Quote from the first line below through the line that contains "BLUE_RING = '#2E4A7A'", both included, and leave the pictures out.

## START

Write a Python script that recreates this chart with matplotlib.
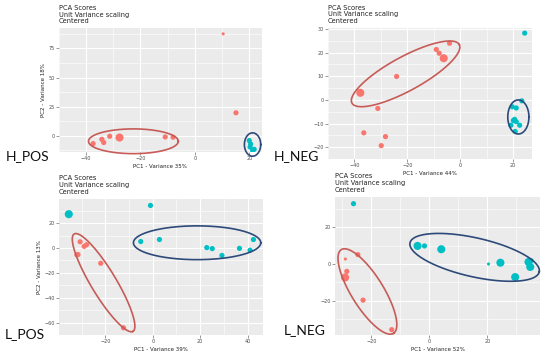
import numpy as np
import matplotlib.pyplot as plt

RED = '#F8766D'
CYAN = '#00BFC4'
RED_RING = '#C65B57'
BLUE_RING = '#2E4A7A'

# ---- H_POS ----
hpos_red_x = [10.4, 15.1, -37.4, -34.2, -33.5, -31.3, -27.7, -10.9, -8.0]
hpos_red_y = [87.4, 19.8, -6.6, -2.9, -5.7, -0.3, -1.4, -0.9, -1.1]
hpos_red_s = [1, 2, 2, 2, 2, 2, 3, 2, 2]
hpos_cyan_x = [20.0, 20.5, 20.3, 21.2, 21.8]
hpos_cyan_y = [-4.0, -7.0, -9.5, -12.5, -11.5]
hpos_cyan_s = [2, 2, 2, 2, 2]

# ---- H_NEG ----
hneg_red_x = [-4.0, -9.0, -7.9, -6.2, -24.0, -37.7, -31.1, -36.4, -28.2, -29.8]
hneg_red_y = [23.9, 21.3, 19.7, 17.6, 9.9, 3.0, -3.6, -13.9, -15.5, -19.3]
hneg_red_s = [2, 2, 2, 3, 2, 3, 2, 2, 2, 2]
hneg_cyan_x = [24.4, 23.3, 19.7, 21.2, 20.6, 20.1, 21.2, 19.2, 22.5, 20.8]
hneg_cyan_y = [28.2, -0.4, -2.9, -3.4, -8.2, -8.7, -9.2, -10.7, -10.7, -13.3]
hneg_cyan_s = [2] * 10

# ---- L_POS ----
lpos_red_x = [-30.7, -29.0, -28.0, -32.1, -31.6, -22.0, -12.4]
lpos_red_y = [5.0, 1.3, 2.6, -5.5, -5.3, -12.3, -64.2]
lpos_red_s = [2, 2, 2, 2, 2, 2, 2]
lpos_cyan_x = [-35.5, -1.0, -5.1, 2.8, 22.8, 25.1, 29.2, 36.6, 41.1, 42.5]
lpos_cyan_y = [27.2, 34.2, 5.2, 6.8, 0.3, -0.5, -6.0, -0.3, -1.8, 6.8]
lpos_cyan_s = [3, 2, 2, 2, 2, 2, 2, 2, 2, 2]

# ---- L_NEG ----
lneg_red_x = [-29.0, -24.7, -28.5, -29.1, -22.9, -13.0]
lneg_red_y = [2.7, 5.1, -4.0, -7.3, -19.6, -35.6]
lneg_red_s = [1, 2, 2, 3, 2, 2]
lneg_cyan_x = [-26.2, -4.1, -1.7, 4.1, 20.4, 24.5, 29.6, 34.2, 35.1, 34.8]
lneg_cyan_y = [32.7, 9.8, 9.8, 8.0, 0.0, 0.7, -7.1, 1.1, 1.8, -1.6]
lneg_cyan_s = [2, 3, 2, 3, 1, 3, 3, 3, 2, 3]

size_map = {1: 5, 2: 14, 3: 34}

panels = [
    dict(name='H_POS', rect=[0.107, 0.573, 0.369, 0.348],
         red=(hpos_red_x, hpos_red_y, hpos_red_s), cyan=(hpos_cyan_x, hpos_cyan_y, hpos_cyan_s),
         xlim=(-40.9, 24.6), ylim=(-13.8, 92.3),
         xt=[-40, -20, 0, 20], yt=[0, 25, 50, 75],
         xlab='PC1 - Variance 35%', ylab='PC2 - Variance 18%',
         rings=[(RED_RING, (-22.6, -4.6), (16.5, 0), (0, 10.6)),
                (BLUE_RING, (21.2, -7.4), (3.0, 0), (0, 10.0))],
         big=(6, 156)),
    dict(name='H_NEG', rect=[0.596, 0.553, 0.371, 0.368],
         red=(hneg_red_x, hneg_red_y, hneg_red_s), cyan=(hneg_cyan_x, hneg_cyan_y, hneg_cyan_s),
         xlim=(-41.8, 27.1), ylim=(-21.4, 30.3),
         xt=[-40, -20, 0, 20], yt=[-20, -10, 0, 10, 20, 30],
         xlab='PC1 - Variance 44%', ylab=None,
         rings=[(RED_RING, (-20.6, 11.0), (20.3, 12.3), (2.87, -6.42)),
                (BLUE_RING, (22.0, -7.2), (4.0, 0), (0, 7.2))],
         big=(274, 156)),
    dict(name='L_POS', rect=[0.107, 0.059, 0.371, 0.382],
         red=(lpos_red_x, lpos_red_y, lpos_red_s), cyan=(lpos_cyan_x, lpos_cyan_y, lpos_cyan_s),
         xlim=(-39.7, 46.5), ylim=(-67.1, 39.4),
         xt=[-20, 0, 20, 40], yt=[-60, -40, -20, 0, 20],
         xlab='PC1 - Variance 39%', ylab='PC2 - Variance 13%',
         rings=[(RED_RING, (-20.8, -27.9), (12.4, -39.2), (4.6, 5.0)),
                (BLUE_RING, (18.7, 4.2), (26.9, 0), (0, -13.6))],
         big=(5, 334)),
    dict(name='L_NEG', rect=[0.609, 0.059, 0.373, 0.388],
         red=(lneg_red_x, lneg_red_y, lneg_red_s), cyan=(lneg_cyan_x, lneg_cyan_y, lneg_cyan_s),
         xlim=(-32.6, 38.2), ylim=(-38.5, 36.4),
         xt=[-20, 0, 20], yt=[-20, 0, 20],
         xlab='PC1 - Variance 52%', ylab=None,
         rings=[(RED_RING, (-21.4, -14.9), (9.0, -22.7), (4.7, 4.6)),
                (BLUE_RING, (15.6, 3.6), (22.3, -7.9), (-1.46, -10.3))],
         big=(284, 330)),
]

fig = plt.figure(figsize=(5.5, 3.56), dpi=100)
t = np.linspace(0, 2 * np.pi, 200)

for p in panels:
    ax = fig.add_axes(p['rect'])
    ax.set_facecolor('#EBEBEB')
    for s in ax.spines.values():
        s.set_visible(False)
    ax.set_xlim(*p['xlim'])
    ax.set_ylim(*p['ylim'])
    ax.set_xticks(p['xt'])
    ax.set_yticks(p['yt'])
    xs = np.diff(p['xt'])[0] / 2
    ys = np.diff(p['yt'])[0] / 2
    ax.set_xticks(np.arange(p['xt'][0] - xs, p['xlim'][1], 2 * xs), minor=True)
    ax.set_yticks(np.arange(p['yt'][0] - ys, p['ylim'][1], 2 * ys), minor=True)
    ax.grid(which='major', color='white', lw=0.8)
    ax.grid(which='minor', color='white', lw=0.4)
    ax.set_axisbelow(True)
    ax.tick_params(which='major', labelsize=3.5, colors='#4D4D4D', length=2, width=0.4, pad=1)
    ax.tick_params(which='minor', length=0)

    for (xv, yv, sv), col in ((p['red'], RED), (p['cyan'], CYAN)):
        ax.scatter(xv, yv, s=[size_map[k] for k in sv], color=col, linewidths=0, zorder=3)

    for col, c, a, b in p['rings']:
        ex = c[0] + a[0] * np.cos(t) + b[0] * np.sin(t)
        ey = c[1] + a[1] * np.cos(t) + b[1] * np.sin(t)
        ax.plot(ex, ey, color=col, lw=1.2, zorder=4, clip_on=False)

    ax.text(0, 1.03, 'PCA Scores\nUnit Variance scaling\nCentered', transform=ax.transAxes,
            ha='left', va='bottom', fontsize=4.8, color='#222222', linespacing=1.15)
    ax.set_xlabel(p['xlab'], fontsize=4, color='#222222', labelpad=2)
    if p['ylab']:
        ax.set_ylabel(p['ylab'], fontsize=4, color='#222222', labelpad=2)

    bx, by = p['big']
    fig.text(bx / 550, 1 - by / 356, p['name'], fontsize=10, family='Lato',
             ha='left', va='center', color='#111111')

fig.savefig('out.png', dpi=100, facecolor='white')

## END

== Solution ==
Write a Python script that recreates this chart with matplotlib.
import numpy as np
import matplotlib.pyplot as plt

RED = '#F8766D'
CYAN = '#00BFC4'
RED_RING = '#C65B57'
BLUE_RING = '#2E4A7A'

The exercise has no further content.